WASHINGTON – The U.S. economy shed jobs in September for the first time in five months, the Labor Department said on Friday, showing the U.S. recovery is still struggling to hit its stride.
But there were enough rays of hope in the data -- including a drop in the unemployment rate -- to quell speculation in financial markets that the Federal Reserve might move to cut interest rates prior to its next meeting on Nov. 6.
Payrolls outside the farm sector fell by 43,000, in contrast to the 5,000 gain private economists had predicted.
Even more surprising to analysts, however, was a decline in the unemployment rate to 5.6 percent in September from 5.7 percent in August. Experts had forecast a rise in the rate to 5.9 percent.
"This is the proverbial mixed bag," said Richard Yamarone, economist at Argus Research in New York. "The Fed would need to see weaker data to cut. But any time you have payrolls falling, you're taking much needed wind out of the sails of the economic recovery."
Stock prices closed sharply lower, giving up the initial gains they built on optimism over the lower unemployment rate. The Dow Jones industrials sank 189 points or 2.5 percent and the tech-laden Nasdaq slid 26 points or 2.2 percent.
Following the jobs data, traders who bet on short-term interest rates cut the odds of a Fed easing to around 65 percent from near-certainty it would act by Nov. 6.
MORE PAY, LONGER WEEK FOR WORKERS
September marked the first payroll decline since a 21,000 job loss in April. Offsetting some of the gloomy news in the September figure, however, was a sharp upward revision in August payrolls to a 107,000 gain from a previously reported 39,000 increase.
There were a handful of other mildly positive signals in the employment report.
The average U.S. workweek grew to 34.3 hours in September from 34.1 hours in August. That prompted a 0.4 percent rise in the aggregate weekly hours index, which is often seen as a rough proxy for gross domestic product growth.
U.S. workers pocketed a 0.3 percent raise in their pay for the second month in a row. Average hourly earnings jumped five cents to $14.87 in September from $14.82 in the prior month.
But among the key sectors of the economy, there was widespread caution about hiring.
Factory jobs slumped 35,000, while construction payrolls fell by 1,000.
The economy lost 16,000 retail jobs but that was offset by a 16,000 rise in finance, insurance and real estate payrolls.
Reacting to the employment report, a top economist with the Federal Reserve Bank of Philadelphia said she was encouraged that, when the September and August payrolls numbers are taken together, they show a positive average.
Philadelphia Fed research director Loretta Mester also told Reuters she was pleased to see an increase in hours worked, which some economists think presages hiring.
But she said: "I'd feel more comfortable if we were seeing a trend start where we get a pickup in employment growth. That's what we need to have happen for the recovery to continue."
Private analysts were struggling to make sense of the discrepancy between the payrolls series, which is based on a survey of employers, and the unemployment rate, which is gleaned from a poll of households.
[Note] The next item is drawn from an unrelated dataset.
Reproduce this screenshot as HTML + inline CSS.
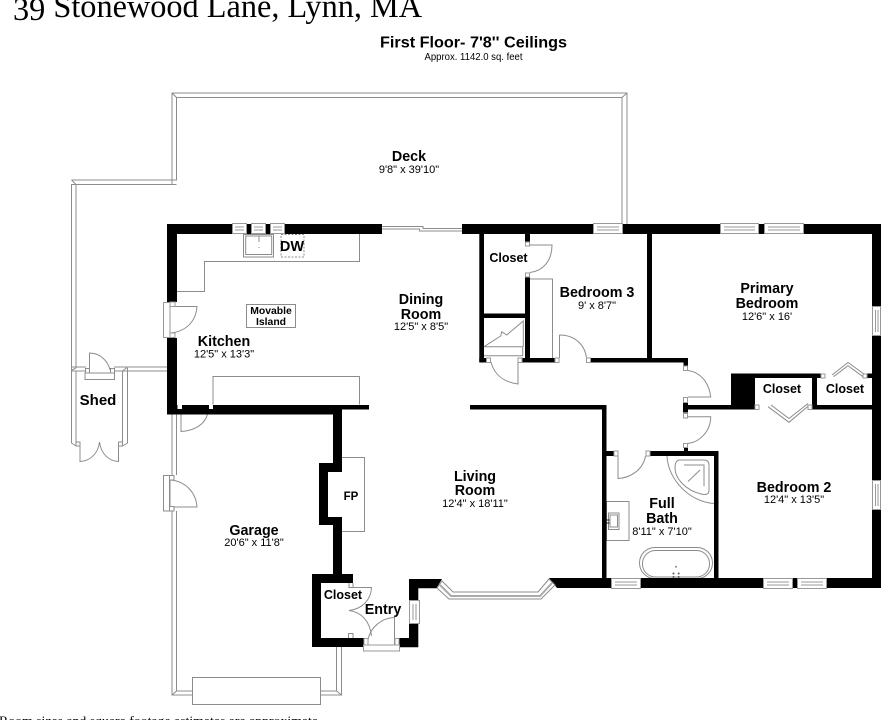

"Typically, you need gains in jobs of 100,000 a month to keep the unemployment rate stable," said Merrill Lynch chief economist Bruce Steinberg.
Instead, he noted that the jobless rate has fallen for two months in a row. Steinberg said the rosier picture painted by the unemployment rate was at odds with data showing a high number of claims for jobless benefits.
He tended to give more weight to the payrolls data.
"It was, on balance, a weak report," Steinberg said. He agreed with other analysts who said the data did not warrant a so-called inter-meeting Fed move -- action taken between the central bank's regular scheduled policy meetings -- but said a reduction in borrowing costs does seem likely next month.
"The Fed is going to ease at the next meeting," he said.
"ON THE EDGE"
Explaining some of the conflicting signals in employment the data, Howard Hayghe, an economist with the Labor Department's Bureau of Labor Statistics, noted that the household survey includes self-employed people while the payroll series does not.
He said that recently, the household survey has been boosted by the number of teenage workers who have held on to their summer jobs, rather than leaving the workforce as many do in the fall.
"The decline in the unemployment rate was good news, but it probably can be discounted, since it's mainly visible in the numbers for teenagers," said Bill Cheney, chief economist at John Hancock Financial Services in Boston.
Even within the household survey, there were reasons for caution. For example, the data said workers were remaining unemployed for an average of 17.8 weeks, the longest since December 1994.
The jobs data followed downbeat reports that have fueled fears that the U.S. economy, which has been in recovery from last year's recession, may fall victim to another downturn.
On Tuesday, the Institute for Supply Management's closely watched survey showed a contraction in the factory sector for the first time in eight months.
At the Fed's Sept. 24 meeting, a majority of officials opted against changing rates. But two policymakers dissented, and pushed for a rate reduction. After the weak ISM data, speculation about a potential inter-meeting Fed rate cut began to gather steam in financial markets.